Reports Jim Rutenberg in The New York Times:
As Senator Barack Obama prepared to give a major speech on Iraq one morning a few weeks ago, a flashing red-siren alert went up on the Drudge Report Web site. It read, “Queen of the Quarter: Hillary Crushes Obama in Surprise Fund-Raising Surge,” and, “$27 Million, Sources Tell Drudge Report.”
Within minutes, the Drudge site had injected Senator Hillary Rodham Clinton’s fund-raising success into the day’s political news on the Internet and cable television. It did not halt coverage of Mr. Obama’s speech or his criticism of her vote to authorize the war in 2002, but along the front lines of the campaign — the hourly, intensely fought effort to capture the news cycle or deny ownership of it to the other side — it was a telling assault.
Mrs. Clinton’s aides declined to discuss how the Drudge Report got access to her latest fund-raising figures nearly 20 minutes before the official announcement went to supporters. But it was a prime example of a development that has surprised much of the political world: Mrs. Clinton is learning to play nice with the Drudge Report and the powerful, elusive and conservative-leaning man behind it.

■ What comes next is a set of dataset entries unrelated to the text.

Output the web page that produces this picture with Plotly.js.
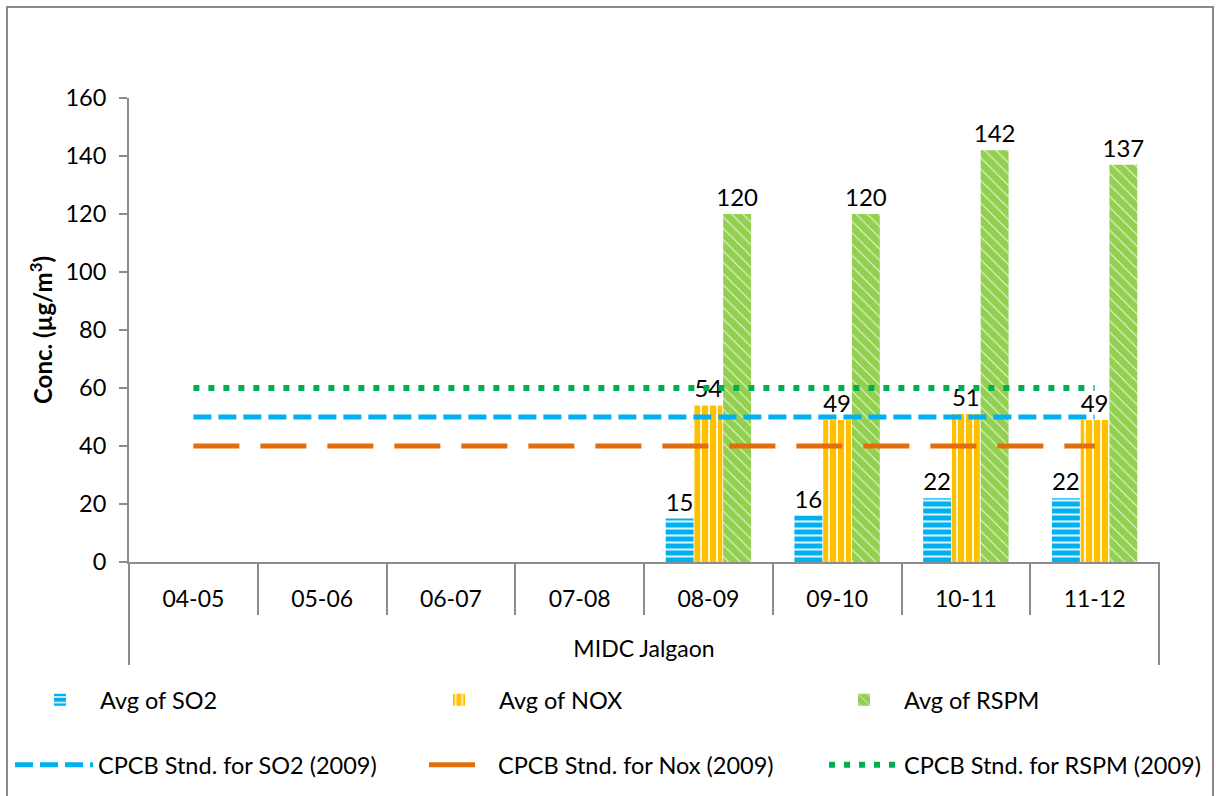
<!DOCTYPE html>
<html>
<head>
<meta charset="utf-8">
<script src="https://cdn.plot.ly/plotly-3.0.1.min.js"></script>
<style>html,body{margin:0;padding:0;background:#fff;}#chart{width:1216px;height:796px;}</style>
</head>
<body>
<div id="chart"></div>
<script>
const station = "MIDC Jalgaon";
const years = ["04-05","05-06","06-07","07-08","08-09","09-10","10-11","11-12"];
const so2Avg = [null,null,null,null,15,16,22,22];
const noxAvg = [null,null,null,null,54,49,51,49];
const rspmAvg = [null,null,null,null,120,120,142,137];
const so2Std = [50,50,50,50,50,50,50,50];
const noxStd = [40,40,40,40,40,40,40,40];
const rspmStd = [60,60,60,60,60,60,60,60];

const FONT = "Lato, 'Open Sans', sans-serif";
const lbl = a => a.map(v => v == null ? "" : String(v));

function bar(name, y, color, shape, size, solidity, legend) {
  return {
    type: "bar", name, x: years, y, legend, showlegend: true,
    text: lbl(y), textposition: "outside", cliponaxis: false, constraintext: "none",
    textfont: {family: FONT, size: 24, color: "#000"},
    marker: {color, line: {width: 0},
      pattern: {shape, fillmode: "overlay", fgcolor: "#ffffff", fgopacity: 0.85, size, solidity}},
    hoverinfo: "skip"
  };
}
function line(name, y, color, width, dash, legend) {
  return {type: "scatter", mode: "lines", name, x: years, y, legend, showlegend: true,
    line: {color, width, dash}, hoverinfo: "skip"};
}

const traces = [
  bar("Avg of SO2", so2Avg, "#00b0f0", "-", 7, 0.3, "legend"),
  bar("Avg of NOX", noxAvg, "#ffc000", "|", 8, 0.25, "legend2"),
  bar("Avg of RSPM", rspmAvg, "#92d050", "\\", 8, 0.12, "legend3"),
  line("CPCB Stnd. for SO2 (2009)", so2Std, "#00b0f0", 5, "18px,7px", "legend4"),
  line("CPCB Stnd. for Nox (2009)", noxStd, "#e46c0a", 5, "46px,21px", "legend5"),
  line("CPCB Stnd. for RSPM (2009)", rspmStd, "#00b050", 6, "6px,9px", "legend6")
];

const PL = 129, PR = 1159, PT = 98, PB = 562;
const W = PR - PL, H = PB - PT;
const px = v => (v - PL) / W;
const py = v => (PB - v) / H;
function leg(x, y, iw) {
  return {x: px(x), y: py(y), xanchor: "left", yanchor: "middle", orientation: "h",
    bgcolor: "rgba(0,0,0,0)", itemwidth: iw, font: {family: FONT, size: 23.5, color: "#000"}};
}
const AX = "#8c8c8c";

const layout = {
  width: 1216, height: 796, autosize: false, showlegend: true,
  margin: {l: PL, r: 1216 - PR, t: PT, b: 796 - PB, pad: 0, autoexpand: false},
  paper_bgcolor: "#fff", plot_bgcolor: "#fff",
  font: {family: FONT, size: 23, color: "#000"},
  barmode: "group", bargap: 0.33, bargroupgap: 0.03,
  xaxis: {
    type: "category", automargin: false, showline: true, linecolor: AX, linewidth: 2,
    tickson: "boundaries", ticks: "outside", ticklen: 51, tickcolor: AX, tickwidth: 2,
    ticklabelstandoff: 15,
    tickfont: {family: FONT, size: 23, color: "#000"},
    showgrid: false, zeroline: false,
    title: {text: station, font: {family: FONT, size: 23, color: "#000"}, standoff: 30}
  },
  yaxis: {
    range: [0, 160], dtick: 20, automargin: false, showline: true, linecolor: AX, linewidth: 2,
    ticks: "outside", ticklen: 8, tickcolor: AX, tickwidth: 2,
    ticklabelstandoff: 8,
    showgrid: false, zeroline: false,
    tickfont: {family: FONT, size: 23.5, color: "#000"},
    title: {text: "<b>Conc. (µg/m<sup>3</sup>)</b>", font: {family: FONT, size: 24, color: "#000"}, standoff: 6}
  },
  legend: leg(20, 700, 70),
  legend2: leg(419, 700, 70),
  legend3: leg(824, 700, 70),
  legend4: leg(10, 765, 78),
  legend5: leg(424, 765, 64),
  legend6: leg(824, 765, 70),
  shapes: [
    {type: "rect", xref: "paper", yref: "paper",
      x0: px(7), x1: px(1213), y0: py(810), y1: py(7),
      line: {color: "#898989", width: 2}, fillcolor: "rgba(0,0,0,0)", layer: "below"},
    {type: "line", xref: "paper", yref: "paper", x0: 0, x1: 0, y0: 0, y1: py(665),
      line: {color: AX, width: 2}},
    {type: "line", xref: "paper", yref: "paper", x0: 1, x1: 1, y0: 0, y1: py(665),
      line: {color: AX, width: 2}}
  ]
};

Plotly.newPlot("chart", traces, layout, {staticPlot: true, displayModeBar: false});
</script>
</body>
</html>
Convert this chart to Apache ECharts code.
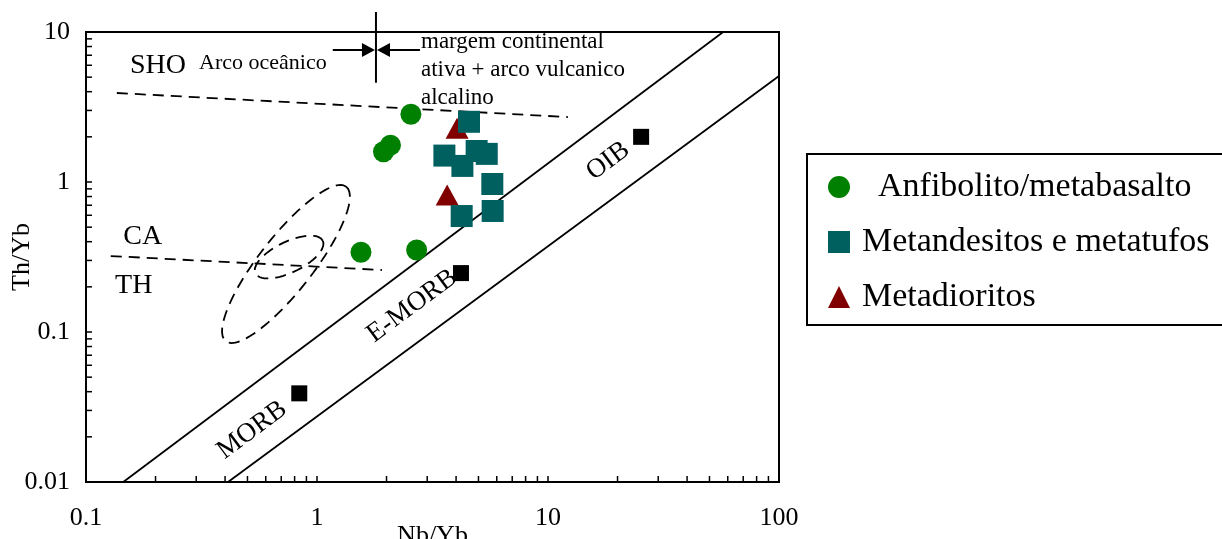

That man, Matt Drudge, came to national prominence a decade ago as a nemesis of the Clintons who used the Web to peddle, gleefully, the latest news and rumor generated by the Monica Lewinsky scandal.
That people in Mrs. Clinton’s campaign orbit would tip off the Drudge Report to its fund-raising numbers is in part a reflection of her pragmatic approach to dealing with potential enemies, like Newt Gingrich or Rupert Murdoch. But it also speaks to the enduring power of the Drudge Report, which mixes original reporting with links to newspaper, Internet or television reports far and wide.
The site is a potent combination of real scoops, gossip and innuendo aimed at Mr. Drudge’s targets of choice — some of it delivered with no apparent effort to determine its truth, as politicians of all stripes have discovered at times.
Aides in both parties acknowledge working harder than ever to get favorable coverage for their candidates — or unfavorable coverage of competitors — onto the Drudge Report’s home page, knowing that television producers, radio talk show hosts and newspaper reporters view it as a bulletin board for the latest news and gossip.